Le message est clair : il n’est plus possible d’attendre patiemment que, partout autour de nous, se poursuive la destruction. La résilience des villes ne se fera pas sans remettre aux coeurs des débats notre rapport à l’agriculture au monde vivant, aux liens sociaux, aux transports, au travail, etc. Ce n’est pas simplement pour s’opposer physiquement à des projets aberrants que cette occupation prend place ici. C’est aussi pour expérimenter, apprendre, réfléchir ensemble et tisser des liens de solidarité et d’amitié qui permettent à la fois d’enrichir nos vies et de renforcer la résilience de nos villes. La joie de sentir notre force collective prendre racine, de voir les murs se parer de couleurs et de dessins, de mettre les mains dans la terre et de partager nos savoirs… c’est sur cette base que s’envisage la suite.
C’est le début d’un quartier libre ! Un quartier qui pourra servir de lieu de convergence pour touxtes celleux intéresséexs à recréer du lien là où la ville crée de l’isolement et vide nos existences de sens. Cette action s’est organisée en réaction aux crises multiples que traversent nos sociétés. Nous reprenons un quartier pour y créer, avec ses habitantexs, des espaces de vie, de luttes, de questionnements. C’est au coeur même de ces lieux que nous pourrons faire vaciller l’urbain qui nous isole et qui nous désole, ce mode de vie utopique qui détruit le vivant et les liens sociaux. Dans cet environnement hostile, nous ouvrons un espace pour faire autrement, pour faire grouiller les idées subversives et les projets. Les villes d’aujourd’hui sont le théâtre des plus grandes inégalités économiques, sociales et spatiales, elles divisent, excluent et mutilent, elles fondent et maintiennent un système qui ravage sans commune mesure, elles imposent des existences désenchantées, calibrées et moroses… Libérer des espaces au coeur de ces villes et grappiller du terrain est un acte de résistance impératif.
Offensive contre la ville
S’opposer aux désastres écologiques et sociaux en cours implique nécessairement une offensive contre les centres urbains hors de prix et les quartiers périphériques désolés, contre la privatisation des espaces et la marchandisation des imaginaires. Pour sentir notre puissance collective et affronter le capitalisme avancé – ses promoteuricexs sans vergogne, ses villes gentrifées et sa police qui assassine – nous avons besoin de créer des havres comme celui-ci. Des lieux de vie, des zones pour vivre et faire vivre – loin des logiques marchandes et des temples de la consommation – des expériences de gratuité, d’entraide, de création, de joie et de célébration. Toutes ces choses impossibles dans une ville néolibérale.

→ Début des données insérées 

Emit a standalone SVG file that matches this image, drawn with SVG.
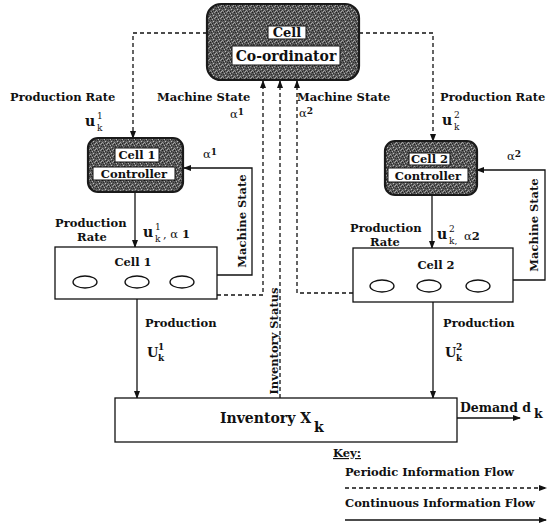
<svg xmlns="http://www.w3.org/2000/svg" width="549" height="524" viewBox="0 0 549 524">
<style>
.t{font-family:"DejaVu Serif","Liberation Serif",serif;font-weight:bold;font-size:11.5px;fill:#111}
.n{font-weight:normal}
.s{font-size:9px}
.ln{stroke:#111;stroke-width:1.3;fill:none}
.d{stroke:#111;stroke-width:1.3;fill:none;stroke-dasharray:4 3}
.box{fill:#fff;stroke:#111;stroke-width:1.3}
.lab{fill:#fff;stroke:#111;stroke-width:1}
.dark{fill:url(#stip);stroke:#1a1a1a;stroke-width:2.2}
</style>
<defs>
<pattern id="stip" width="6" height="6" patternUnits="userSpaceOnUse">
<rect width="6" height="6" fill="#5a5a5a"/>
<rect x="0" y="0" width="1" height="1" fill="#1e1e1e"/>
<rect x="2" y="1" width="1" height="1" fill="#b0b0b0"/>
<rect x="4" y="0" width="1" height="1" fill="#999"/>
<rect x="1" y="2" width="1" height="1" fill="#2a2a2a"/>
<rect x="3" y="3" width="1" height="1" fill="#c0c0c0"/>
<rect x="5" y="2" width="1" height="1" fill="#333"/>
<rect x="0" y="4" width="1" height="1" fill="#a0a0a0"/>
<rect x="2" y="5" width="1" height="1" fill="#222"/>
<rect x="4" y="4" width="1" height="1" fill="#2b2b2b"/>
<rect x="5" y="5" width="1" height="1" fill="#aaa"/>
<rect x="1" y="5" width="1" height="1" fill="#888"/>
<rect x="3" y="1" width="1" height="1" fill="#303030"/>
</pattern>
<marker id="ah" markerWidth="8" markerHeight="6" refX="7" refY="3" orient="auto" markerUnits="userSpaceOnUse">
<path d="M0,0 L8,3 L0,6 z" fill="#111"/>
</marker>
</defs>

<g id="connectors">
<path class="d" d="M207,33 H133 V138" marker-end="url(#ah)"/>
<path class="d" d="M359,33 H433 V141" marker-end="url(#ah)"/>
<path class="d" d="M217,295 H263 V81" marker-end="url(#ah)"/>
<path class="d" d="M280,398 V81" marker-end="url(#ah)"/>
<path class="d" d="M353,293 H297 V81" marker-end="url(#ah)"/>
<path class="ln" d="M135,192 V247" marker-end="url(#ah)"/>
<path class="ln" d="M432,195 V248" marker-end="url(#ah)"/>
<path class="ln" d="M217,275 H252 V168 H184" marker-end="url(#ah)"/>
<path class="ln" d="M513,280 H545 V170 H477" marker-end="url(#ah)"/>
<path class="ln" d="M137,299 V398" marker-end="url(#ah)"/>
<path class="ln" d="M433,302 V398" marker-end="url(#ah)"/>
<path class="ln" d="M457,418 H520" marker-end="url(#ah)"/>
</g>

<g id="coordinator">
<rect class="dark" x="207" y="4" width="152" height="76" rx="14"/>
<rect class="lab" x="268" y="26" width="38" height="13"/>
<text class="t" x="287" y="37" text-anchor="middle" style="font-size:13px">Cell</text>
<rect class="lab" x="232" y="46" width="108" height="19"/>
<text class="t" x="286" y="60.5" text-anchor="middle" style="font-size:14px">Co-ordinator</text>
</g>

<g id="controller1">
<rect class="dark" x="88" y="138" width="95" height="54" rx="10"/>
<rect class="lab" x="115" y="148" width="44" height="14"/>
<text class="t" x="137" y="159" text-anchor="middle">Cell 1</text>
<rect class="lab" x="93" y="167" width="82" height="13"/>
<text class="t" x="134" y="178" text-anchor="middle">Controller</text>
</g>

<g id="controller2">
<rect class="dark" x="385" y="141" width="92" height="54" rx="10"/>
<rect class="lab" x="409" y="153" width="41" height="12"/>
<text class="t" x="429.5" y="163" text-anchor="middle">Cell 2</text>
<rect class="lab" x="388" y="168" width="80" height="14"/>
<text class="t" x="428" y="179.5" text-anchor="middle">Controller</text>
</g>

<g id="cell1">
<rect class="box" x="55" y="247" width="162" height="52"/>
<text class="t" x="133" y="266" text-anchor="middle">Cell 1</text>
<ellipse class="ln" cx="85" cy="282" rx="12" ry="6"/>
<ellipse class="ln" cx="137" cy="282" rx="12" ry="6"/>
<ellipse class="ln" cx="182" cy="282" rx="12" ry="6"/>
</g>

<g id="cell2">
<rect class="box" x="353" y="248" width="160" height="54"/>
<text class="t" x="436" y="269" text-anchor="middle">Cell 2</text>
<ellipse class="ln" cx="382" cy="286" rx="12" ry="6"/>
<ellipse class="ln" cx="429" cy="286" rx="12" ry="6"/>
<ellipse class="ln" cx="478" cy="286" rx="12" ry="6"/>
</g>

<g id="inventory">
<rect class="box" x="115" y="398" width="342" height="44"/>
<text class="t" x="220" y="423" style="font-size:14px">Inventory X</text>
<text class="t" x="314" y="432" style="font-size:14px">k</text>
</g>

<g id="labels">
<text class="t" x="10" y="101">Production Rate</text>
<text class="t" x="85" y="126" style="font-size:14px">u</text>
<text class="t s n" x="97" y="119">1</text>
<text class="t s n" x="97" y="131">k</text>
<text class="t" x="157" y="101">Machine State</text>
<text class="t" x="230" y="118"><tspan class="n">α</tspan><tspan dy="-3" class="s">1</tspan></text>
<text class="t" x="203" y="158"><tspan class="n">α</tspan><tspan dy="-3" class="s">1</tspan></text>

<text class="t" x="297" y="101">Machine State</text>
<text class="t" x="299" y="117"><tspan class="n">α</tspan><tspan dy="-3" class="s">2</tspan></text>
<text class="t" x="440" y="101">Production Rate</text>
<text class="t" x="442" y="125" style="font-size:14px">u</text>
<text class="t s n" x="454" y="118">2</text>
<text class="t s n" x="454" y="130">k</text>
<text class="t" x="507" y="160"><tspan class="n">α</tspan><tspan dy="-3" class="s">2</tspan></text>

<text class="t" x="55" y="227">Production</text>
<text class="t" x="77" y="241">Rate</text>
<text class="t" x="143" y="237" style="font-size:14px">u</text>
<text class="t s n" x="155" y="230">1</text>
<text class="t s n" x="155" y="242">k</text>
<text class="t" x="163" y="238"><tspan class="n">, α</tspan> 1</text>

<text class="t" x="350" y="232">Production</text>
<text class="t" x="370" y="246">Rate</text>
<text class="t" x="437" y="239" style="font-size:14px">u</text>
<text class="t s n" x="449" y="232">2</text>
<text class="t s n" x="449" y="244">k,</text>
<text class="t" x="464" y="240"><tspan class="n">α</tspan>2</text>

<text class="t" transform="translate(246,221) rotate(-90)" text-anchor="middle">Machine State</text>
<text class="t" transform="translate(538,225) rotate(-90)" text-anchor="middle">Machine State</text>
<text class="t" transform="translate(278,341) rotate(-90)" text-anchor="middle">Inventory Status</text>

<text class="t" x="145" y="327">Production</text>
<text class="t" x="147" y="357" style="font-size:13px">U</text>
<text class="t s" x="158" y="350">1</text>
<text class="t s" x="158" y="361">k</text>
<text class="t" x="443" y="327">Production</text>
<text class="t" x="445" y="357" style="font-size:13px">U</text>
<text class="t s" x="456" y="350">2</text>
<text class="t s" x="456" y="361">k</text>

<text class="t" x="460" y="412" style="font-size:12.5px">Demand d</text>
<text class="t" x="534" y="418" style="font-size:12.5px">k</text>
</g>

<g id="key">
<text class="t" x="333" y="457" text-decoration="underline">Key:</text>
<text class="t" x="345" y="476">Periodic Information Flow</text>
<path class="d" d="M345,488 H546" marker-end="url(#ah)"/>
<text class="t" x="345" y="507">Continuous Information Flow</text>
<path class="ln" d="M345,520 H546" marker-end="url(#ah)"/>
</g>
</svg>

Pour lutter contre les dynamiques destructrices qui façonnent le monde urbain, il s’agit également de penser ensemble à comment la ville, loin d’être un environnement neutre, nous affecte. Comment la ville est devenue un outil du capitalisme qui nous rend dépendantexs, tout en nous empêchant de prendre conscience de sa puissante emprise sur nos imaginaires. En ouvrant ces espaces de réflexions, nous développons nos capacités à nous organiser. Alors nos colères, nos idées et nos visions se rencontrent, s’entrechoquent parfois, s’enrichissent toujours. Alors, nous prenons le temps de peindre, dessiner, gribouiller, écrire, raconter comment la ville façonne et aplatit nos existences. Alors, loin des mondes élitistes de l’art et de la culture, nous diversifions nos moyens d’expression et nous explorons collectivement et créativement comment nous réapproprier la ville et y faire vivre des valeurs radicalement opposées à celles des promoteuricexs de Clendy-Dessous.
Sur ces terres en friche et dans ces bâtisses vides en attente de démolition, ce quartier libre ne compte pas simplement construire en marge de ce qui existe ou à simplement créer des alternatives qui mèneraient à une vie tranquille tandis que le désastre continue. L’expérimentation est une voie importante car nous avons toute une société à reconstruire, mais elle n’est pas suffisante face à la bétonisation incessante. Si nous avons choisi de venir ici, c’est pour dire stop à ce projet d’urbanisation insensé et à toute la bétonisation du vivant. À un énième projet aberrant, dans un monde dont nous ne voulons plus. Libérer ce quartier, c’est mettre un sabot dans les rouages de la machine urbaine, pour la forcer à s’arrêter un instant et nous donner un espace pour nous organiser contre elle et construire nos résistances.
Venez nous rejoindre !
Sur zone, on ne sait comment la situation va évoluer avec la police, la commune et les propriétaires. Quoi qu’il en soit, venez nombreuxes pour faire en sorte que ce front de lutte puisse durer, pour éviter d’éventuelles interventions de la police mais surtout pour participer à cette libération de quartier ! Le programme s’allonge d’heure en heure, les casseroles fument et les débats sont riches. Soyez bienvenuexs dès maintenant, et tant que le quartier libre vivra.